Those are fantastic looking.






My last label I made I used spray varnish to give the final appearance a little bit glossy look. Worked good and made the colors more vibrant.*Edited by: docbee *


----------



## Joanie (Mar 17, 2007)

Ramona, they are wonderful!!!!!! Love 'em!


----------



## NorthernWinos (Mar 17, 2007)

Love them both....once again..well done!!!!


----------



## Wade E (Mar 17, 2007)

Nice job Ramona, I love the colors on the Pinot!


----------



## rgecaprock (Mar 17, 2007)

Ok, one more....got to stop and get some work done around here !!!


----------



## Joanie (Mar 17, 2007)

Another great one, Ramona!!! If you haven't already, I hope you're doing one or more for Appleman!


----------



## Waldo (Mar 17, 2007)

Great labels ramona


----------



## jobe05 (Mar 17, 2007)

Very nice labels Ramona, and a pretty sweet deal with your friend.

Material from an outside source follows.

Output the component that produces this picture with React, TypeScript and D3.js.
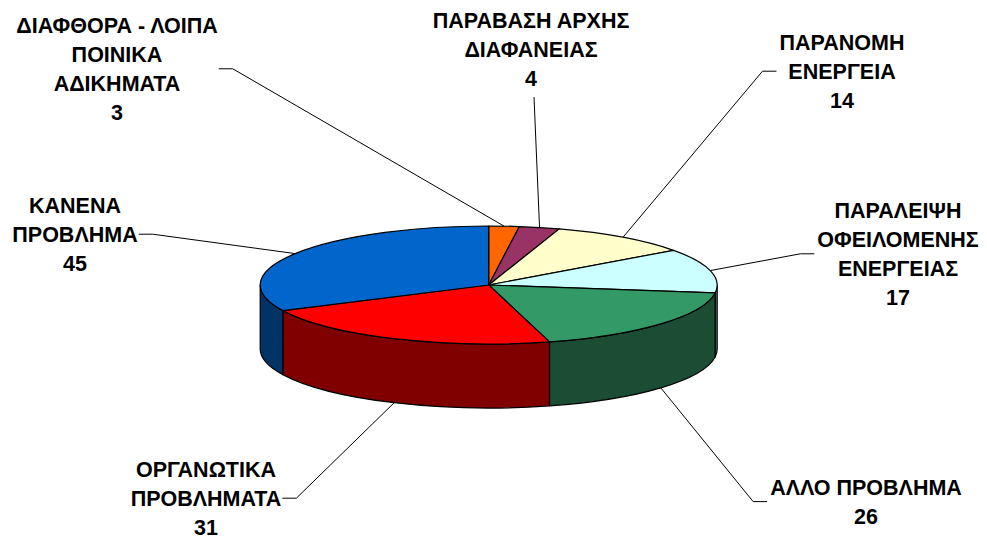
import React, { useEffect, useRef } from 'react';
import * as d3 from 'd3';

// label text (one entry per slice, split into lines) and slice values
const categoryLines: string[][] = [
  ['ΔΙΑΦΘΟΡΑ - ΛΟΙΠΑ', 'ΠΟΙΝΙΚΑ', 'ΑΔΙΚΗΜΑΤΑ'],
  ['ΠΑΡΑΒΑΣΗ ΑΡΧΗΣ', 'ΔΙΑΦΑΝΕΙΑΣ'],
  ['ΠΑΡΑΝΟΜΗ', 'ΕΝΕΡΓΕΙΑ'],
  ['ΠΑΡΑΛΕΙΨΗ', 'ΟΦΕΙΛΟΜΕΝΗΣ', 'ΕΝΕΡΓΕΙΑΣ'],
  ['ΑΛΛΟ ΠΡΟΒΛΗΜΑ'],
  ['ΟΡΓΑΝΩΤΙΚΑ', 'ΠΡΟΒΛΗΜΑΤΑ'],
  ['ΚΑΝΕΝΑ', 'ΠΡΟΒΛΗΜΑ'],
];
const values = [3, 4, 14, 17, 26, 31, 45];

const topColors = ['#FF6600', '#993366', '#FFFFCC', '#CCFFFF', '#339966', '#FF0000', '#0066CC'];
const sideColors = ['#803300', '#4D1A33', '#808066', '#668080', '#1A4D33', '#800000', '#003366'];

// label block placement: centre x, centre y of first line, where the leader attaches
const labelLayout: { x: number; y: number; side: 'left' | 'right' | 'bottom' }[] = [
  { x: 117, y: 25, side: 'right' },
  { x: 531, y: 20, side: 'bottom' },
  { x: 842, y: 42, side: 'left' },
  { x: 898, y: 210, side: 'left' },
  { x: 866, y: 487, side: 'left' },
  { x: 206, y: 469, side: 'right' },
  { x: 75, y: 205, side: 'right' },
];

const W = 987;
const H = 540;

export default function App() {
  const svgRef = useRef<SVGSVGElement>(null);

  useEffect(() => {
    const svg = d3.select(svgRef.current);
    svg.selectAll('*').remove();

    const cx = 488.7, cy = 285, rx = 228.5, ry = 59, depth = 64;
    const fs = 21.5, lineH = 29.2;
    const P = (a: number, dz = 0): [number, number] => [cx + rx * Math.sin(a), cy - ry * Math.cos(a) + dz];

    const arcs = d3.pie<number>().sort(null).value(d => d)(values);

    const gLead = svg.append('g');
    const gPie = svg.append('g');
    const gLab = svg.append('g');

    // labels + leader lines
    arcs.forEach((a, i) => {
      const lay = labelLayout[i];
      const lines = [...categoryLines[i], String(values[i])];
      const t = gLab.append('g');
      lines.forEach((ln, j) => {
        t.append('text')
          .attr('x', lay.x)
          .attr('y', lay.y + j * lineH + fs * 0.36)
          .attr('text-anchor', 'middle')
          .attr('font-family', '"Liberation Sans", Arial, sans-serif')
          .attr('font-weight', 'bold')
          .attr('font-size', fs)
          .attr('fill', '#000')
          .text(ln);
      });
      const bb = (t.node() as SVGGElement).getBBox();
      const midY = lay.y + (lines.length - 1) * lineH / 2;

      const m = (a.startAngle + a.endAngle) / 2;
      const target = Math.cos(m) < 0 ? P(m, depth) : P(m);

      let pts: [number, number][];
      if (lay.side === 'right') {
        const x0 = bb.x + bb.width + 1;
        pts = [[x0, midY], [x0 + 14, midY], target];
      } else if (lay.side === 'left') {
        const x0 = bb.x - 3;
        pts = [[x0, midY], [x0 - 14, midY], target];
      } else {
        pts = [[lay.x + 3, bb.y + bb.height + 6], target];
      }
      gLead.append('path')
        .attr('d', d3.line()(pts))
        .attr('fill', 'none')
        .attr('stroke', '#000')
        .attr('stroke-width', 1);
    });

    // side walls (front half only)
    arcs.forEach((a, i) => {
      const s0 = Math.max(a.startAngle, Math.PI / 2);
      const s1 = Math.min(a.endAngle, 3 * Math.PI / 2);
      if (s1 <= s0) return;
      const p0 = P(s0), p1 = P(s1), q1 = P(s1, depth), q0 = P(s0, depth);
      const d = `M${p0}A${rx},${ry} 0 0 1 ${p1}L${q1}A${rx},${ry} 0 0 0 ${q0}Z`;
      gPie.append('path')
        .attr('d', d)
        .attr('fill', sideColors[i])
        .attr('stroke', '#000')
        .attr('stroke-width', 1.2)
        .attr('stroke-linejoin', 'round');
    });

    // top faces
    arcs.forEach((a, i) => {
      const p0 = P(a.startAngle), p1 = P(a.endAngle);
      const large = a.endAngle - a.startAngle > Math.PI ? 1 : 0;
      const d = `M${cx},${cy}L${p0}A${rx},${ry} 0 ${large} 1 ${p1}Z`;
      gPie.append('path')
        .attr('d', d)
        .attr('fill', topColors[i])
        .attr('stroke', '#000')
        .attr('stroke-width', 1.2)
        .attr('stroke-linejoin', 'round');
    });
  }, []);

  return (
    <div style={{ position: 'absolute', left: 0, top: 0, width: W, height: H, background: '#fff' }}>
      <svg ref={svgRef} width={W} height={H} style={{ display: 'block' }} />
    </div>
  );
}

If I was making a chenin Blanc I would steal that first label, I like that you have included a discription of the contents. I did that on one of my wines and it looks so much more professional.


----------



## rgecaprock (Mar 17, 2007)

Thanks, Jobe,


I like to include the description. I think it makes it more interesting to the people you give it to. My friend likes really bold colors so I did the second one too.Will get it going tomorrow!!! Pinot Grigo should be ready to bottle in a couple of weeks.


Ramona If anyone has tried the SA Chenin Blanc let me know what you think


----------



## linda0210 (Mar 17, 2007)

Hey Ramona,

What program are you using to make the labels?

Thanks
Linda


----------



## rgecaprock (Mar 18, 2007)

Hi Linda and Welcome to the Forum,


I use Print Shop 21 and I get some of the graphics by image googling. I love making them. I use Kinko's to print them for me since my inkjet printer really does a fade on the colors kind of pricey but they do a good job with the laser.


Ramona


----------



## sangwitch (Mar 18, 2007)

Awesome labels Ramona! Very "artsy".


----------